Food for Thought: Corona & anxiety
As the number of coronavirus cases increase so does the nation’s anxiety increase.
In addition to generalized anxiety many people feel, there are two other distinct groups who may be experiencing heightened anxiety at the moment.
The first is those with an underlying anxiety related to their health. The second group are those who have obsessive compulsive disorder (OCD) particularly in regard to germs or contamination.
Anxiety thrives on uncertainty. As this virus spreads, unanswered questions can make us feel vulnerable or fearful.
“Am I at risk?” “How long will this last?” “How long should I self-isolate?”
The nation is experiencing a kind of shared stress and we are all in a state of extreme uncertainty. However, the more you stress, the more vulnerable you become because stress lowers the immune system. Practice learning how to tolerate uncertainty. Ease back on immediately answering a text. Reduce the number of times you consult the internet for an update on the virus.
The following steps can help alleviate anxiety.
- Limit your exposure to the news. While it is important to be informed, obsessing over the news has the unintended effect of elevating your fears. If you are taking basic steps to protect yourself and stay informed, that is enough.
Once you unplug from the news, try a mindfulness app such as Headspace or Simply Being to help you let go of anxiety. Practice mindfulness.
- Anxiety rises proportionally to how much one tries to get rid of it. Carl Jung once said “What you resist persists.” Struggling against anxiety can take many forms. People may try to distract themselves by drinking, eating,or watching Netflix more than usual.
They may constantly check the news updates to calm their fears. Avoiding the experience of anxiety almost always backfires. Instead, let your anxious thoughts, feelings and physical sensations wash over you, accepting anxiety as an integral part of human experience. Facing anxiety in the moment will lead to less anxiety over time
- Have a structured routine every day. Rise, get dressed, do chores and exercise. Routine anchors emotional balance to offset the unpredictability and stressful aspects of life.
- Don’t panic. Many people have a tendency to imagine the worse. If you are one of them jot down your worst fears about the future. Address them one by one with a trusted level headed friend.

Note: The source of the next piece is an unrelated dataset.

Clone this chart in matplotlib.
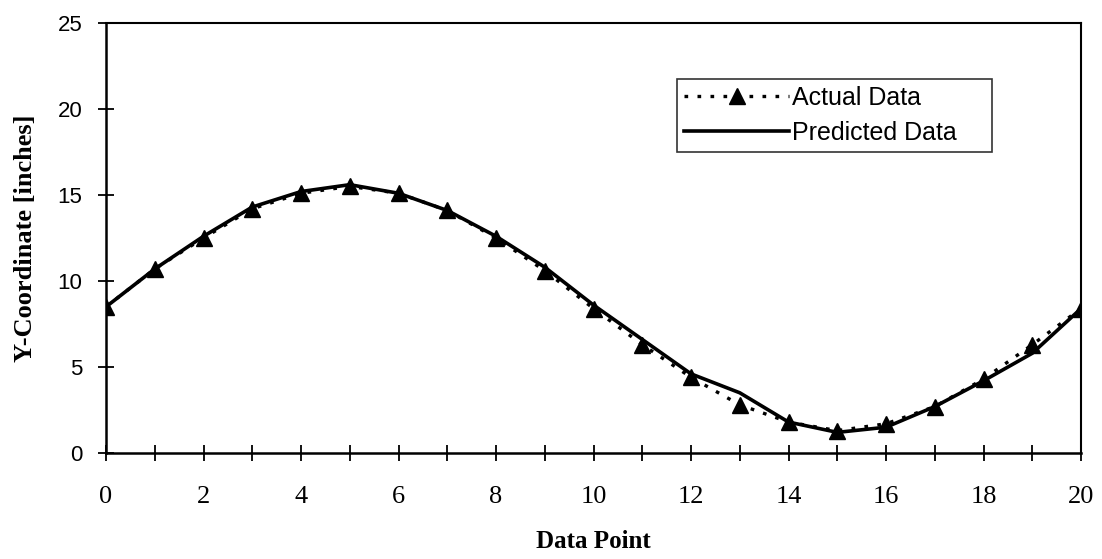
import numpy as np
import matplotlib.pyplot as plt

# values
data_point = list(range(21))
actual = [8.5, 10.7, 12.5, 14.2, 15.1, 15.5, 15.1, 14.1, 12.5, 10.6, 8.4,
          6.3, 4.4, 2.8, 1.8, 1.3, 1.7, 2.7, 4.3, 6.3, 8.4]
predicted = [8.5, 10.7, 12.6, 14.3, 15.2, 15.6, 15.1, 14.1, 12.6, 10.8, 8.6,
             6.6, 4.6, 3.5, 1.8, 1.2, 1.5, 2.7, 4.2, 5.8, 8.4]
yticks = [0, 5, 10, 15, 20, 25]

SANS = "Liberation Sans"
SERIF = "Liberation Serif"

fig = plt.figure(figsize=(11.02, 5.59), dpi=100)
ax = fig.add_axes([0.0962, 0.1896, 0.8848, 0.7693])

ax.plot(data_point, actual, color="black", lw=2.4, ls=(0, (1.1, 2.8)),
        marker="^", ms=11, mec="black", mfc="black", label="Actual Data")
ax.plot(data_point, predicted, color="black", lw=2.6, ls="-",
        label="Predicted Data")

ax.set_xlim(0, 20)
ax.set_ylim(0, 25)
ax.set_xticks(data_point)
ax.set_xticklabels([str(v) if v % 2 == 0 else "" for v in data_point],
                   fontfamily=SERIF, fontsize=19)
ax.set_yticks(yticks)
ax.set_yticklabels([str(v) for v in yticks], fontfamily=SANS, fontsize=16)

ax.tick_params(axis="y", direction="inout", length=12, width=1.3, pad=11)
ax.tick_params(axis="x", direction="inout", length=11, width=1.3, pad=18)

for side in ["left", "bottom"]:
    ax.spines[side].set_linewidth(1.8)
for side in ["top", "right"]:
    ax.spines[side].set_linewidth(1.5)

ax.set_xlabel("Data Point", fontfamily=SERIF, fontweight="bold", fontsize=18,
              labelpad=16)
ax.set_ylabel("Y-Coordinate [inches]", fontfamily=SERIF, fontweight="bold",
              fontsize=19, labelpad=15)

leg = ax.legend(loc="upper left", bbox_to_anchor=(0.586, 0.695, 0.323, 0.175),
                mode="expand", borderaxespad=0, frameon=True, fancybox=False,
                handlelength=4.2, handletextpad=0.1, borderpad=0.27,
                labelspacing=0.45, prop={"family": SANS, "size": 18})
leg.get_frame().set_edgecolor("black")
leg.get_frame().set_linewidth(1.2)

fig.savefig("out.png", dpi=100, facecolor="white")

- Health threats often trigger the fear of death. When faced with reminders of one’s own mortality, people might become consumed with their health and hyperfocus on any signs of illness. Try to connect to your life‘s purpose and meaning, be it spiritual, relationships or pursuit of a cause. Get out of yourself and focus on the people and things around you. How can you help and contribute in this situation?
- Parents are a physical and emotional lifeline for their children. They serve as role models and children take their cues from them. If parents find ways to regulate anxiety and deal with uncertainty, their children will feel safe and learn to cope.
- Some people fear they will not be able to manage if the virus appears in town. They worry about a quarantine, loss of a paycheck childcare etc. If this happens research shows people tend to overestimate the negative impact and underestimate how well they adjust to difficult situations.
Believing you are more resilient than you think can help attenuate your anxiety.
- Eating balanced meals, sleeping well, exercising and practicing meditation promote feelings of well being, boost immunity and reduce symptoms of depression and anxiety.
Stay Healthy! Wash those hands. Practice social distancing and self-isolate.